Mary married her half-cousin, Henry Stuart, Lord Darnley, in 1565, and in 1566 they had a son, James VI. After Darnley orchestrated the murder of Mary’s Italian secretary and close friend and probable partner in adultery, David Rizzio, their marriage soured. In February 1567, Darnley’s residence was destroyed by an explosion, and he was found murdered in the nearby garden. James Hepburn, 4th Earl of Bothwell, was generally believed to have orchestrated Darnley’s death, but he was acquitted of the charge in April 1567, and the following month he married Mary. Following an uprising against the couple, Mary was imprisoned in Lochleven Castle. On July 24, 1567, she was forced to abdicate in favor of her one-year-old son, James VI. After an unsuccessful attempt to regain the throne, she fled southward seeking the protection of her first cousin once removed, Elizabeth I of England. As a great-granddaughter of Henry VII of England, Mary had once claimed Elizabeth’s throne as her own and was considered the legitimate sovereign of England by many English Roman Catholics. Perceiving Mary as a threat, Elizabeth had her confined in various castles and manor houses in the interior of England. After eighteen-and-a-half years in captivity, Mary was found guilty of plotting to assassinate Elizabeth in 1586 and was beheaded the following year at the age of forty-four.
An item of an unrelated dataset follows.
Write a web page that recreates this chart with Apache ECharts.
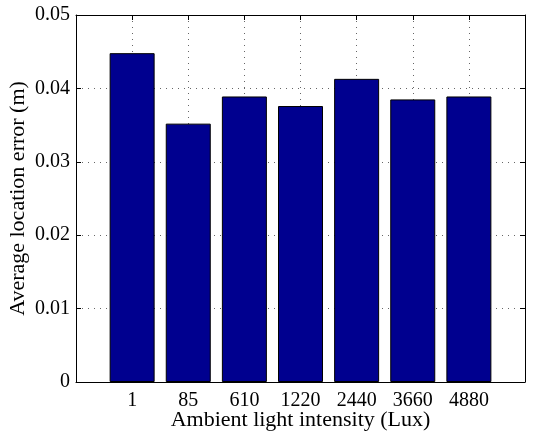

Early on Tuesday morning, August 19, 1561, soon after her return to Scotland, Mary, Queen of Scots, arrived at Lieth and made her way later that day to the Palace at Holyrood in Edinburgh. This occurred in the midst of the Scottish Reformation being led by John Knox. Mary, a devout Roman Catholic, wasted no time in imposing Roman Catholicism on the people. The following Sunday, August 24, she took the Mass in the Holyrood chapel from a Roman Catholic priest. John Knox, the powerful Presbyterian preacher and reformer, also wasted no time in speaking strongly and prophetically against Mary’s idolatrous action. He said in his sermon at St. Giles Presbyterian Church in Edinburgh on August 31 that God regularly brings great plagues on nations which practice idolatry. He said that he feared one Mass more than ten thousand soldiers whose purpose is to suppress the true religion. Many mocked his sermon, saying that such fear was unfounded, that it was improper for him to renounce idolatry by the Queen, that to do so was not his responsibility. Shortly thereafter, Queen Mary summoned Knox to Holyrood Palace and sought to silence him, first by intimidation and then by a woman’s greatest weapon—tears. To no avail. Knox had suffered imprisonment as a galley slave for two years. He was not about to be intimidated by any person, especially an idolatrous Queen. The portrait of their encounter hangs in my library and continues to be a great encouragement to me.